Some of the most interesting points in the Cathedral include Praeger’s Rederos, “As the Shadow of a Great Rock”, found in the Ambulatory, and the delicate cherub sculptures found in the Baptistry’.

Gertrude and Margaret Martin

‘Belfast artists Gertrude and Margaret Martin created the St Patrick mosaic in the House of Commons and the mosaics in the Lady Chapel of Westminster Cathedral, London. Historically, female artists have been overlooked and underrepresented, this is seen greatly by the limited information available regarding the Martin sisters, whose detailed and beautiful works in Belfast Cathedral took over 7 years to complete.

The Martin sisters completed numerous mosaics in the Cathedral which are situated in the tympanum above the West Doors, smaller installations above the North and South doors as well as the mosaics created for the Chapel of the Holy Spirit.

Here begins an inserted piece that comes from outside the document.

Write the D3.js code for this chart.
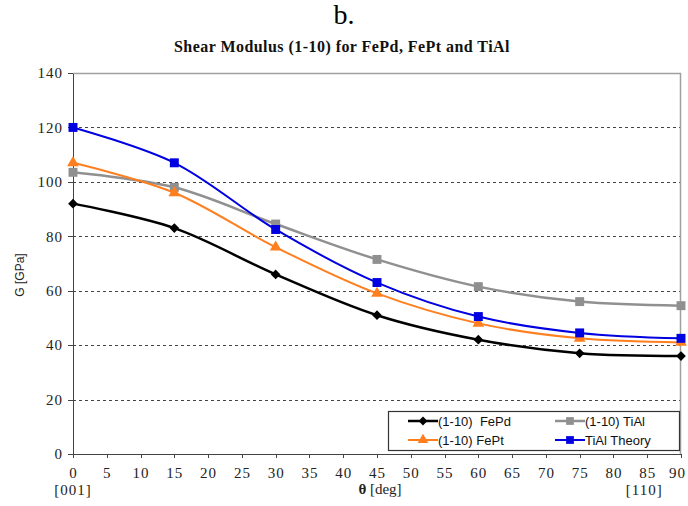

One of the most popular mosaics created is featured on the dome of the Baptistry. This mosaic is made of over 150,000 pieces and was the first to be completed in 1928. It depicts the Creation of the world, with the four elements represented, earth, air, fire and water. God’s hand can be seen reaching down from a golden sunburst’.

Wilma Kirkpatrick and Helen O’Hare

The Titanic Pall, a memorial to those who died when the historic ship hit an iceberg in April 1912, was created by Helen O’Hare and Wilma Kirkpatrick, textile artists at the University of Ulster.

‘The more than 1,500 lives lost in the sinking of the Titanic are commemorated in a beautiful hand-crafted funeral pall.  The pall, made of 100 per cent Merino felt, backed with Irish linen and dyed an indigo blue, evoke the midnight sea in which the Titanic finally came to rest.  A large central cross is fashioned from lots of tiny crosses and hundreds more of these crosses, in different sizes and shapes, each individually stitched in silk, rayon, metallic and cotton threads, fall away towards the velvet rimmed edges of the pall, symbolic of lost lives sinking into the dark ocean’.

The decorations created by these amazing women were, for me, the highlights of the Cathedral tour and our guide took time to focus on these stunning pieces of artwork and the women behind them.